Ikerd also used the current rise in food prices, which may be attributed to the increase in production of bio-fuels, to illustrate an issue of “ecological economics.”
“Social goods are hard to measure economically. You need to be paying the full cost of food,” which Ikerd said should include a better wage for migrant workers and a higher bushel price for farmers. “What I’m concerned about are people in other countries who paid 90% of their income on food, and now pay 180%,” he said, “We should be taking care of people and the earth.”

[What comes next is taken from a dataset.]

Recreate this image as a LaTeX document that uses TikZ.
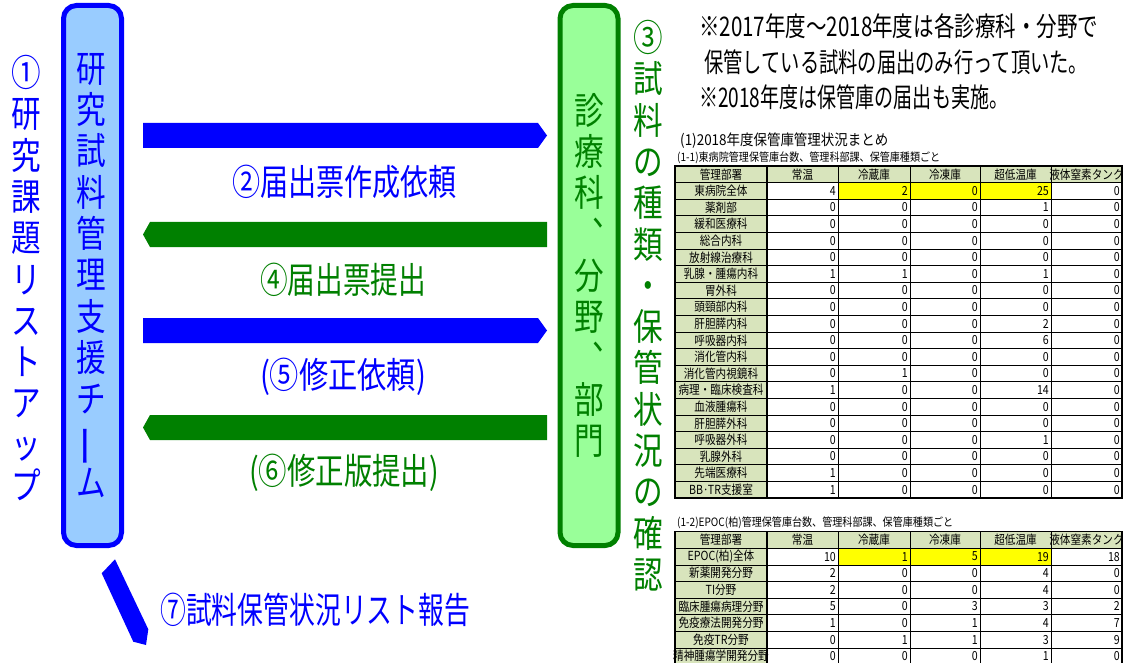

The dwindling amount of fossil fuels means the end of the industrial era, said Ikerd, who also acknowledged the benefits that the age led to. And, as future minded as he is, Ikerd thought that part of the solution to our current ecological dilemma can be found in the past.
“All we have to do is restore classical capitalism and classical democracy,” Ikerd said. Classical capitalism, he defined, as the pursuit of the broader good of life that emphasized taking responsibility for the land and all people. Classical democracy, Ikerd said, can be seen in the Preamble and summed up as uniting for the common good. Classical and sustainable capitalism, to Ikerd, are one in the same.
“In sustainable capitalism, the system regenerates and renews the natural and human systems,” Ikerd said, “We don’t really have capitalism, we have corporatism. We don’t have democracy; I call it corporate-ocracy.”
Ikerd speculated on what impact the recent Wall Street catastrophe will have on our democracy.
“I think we’re in a time of great change,” Ikerd said, “It’s up to the generation that has not made a commitment to a specific way of thinking or a specific way of thinking.”
Humans alone have the ability to anticipate, said Ikerd. This tool is a key to solving problems of sustainability, he said.
“I believe were given this mind for a purpose. I think we have a responsibility.”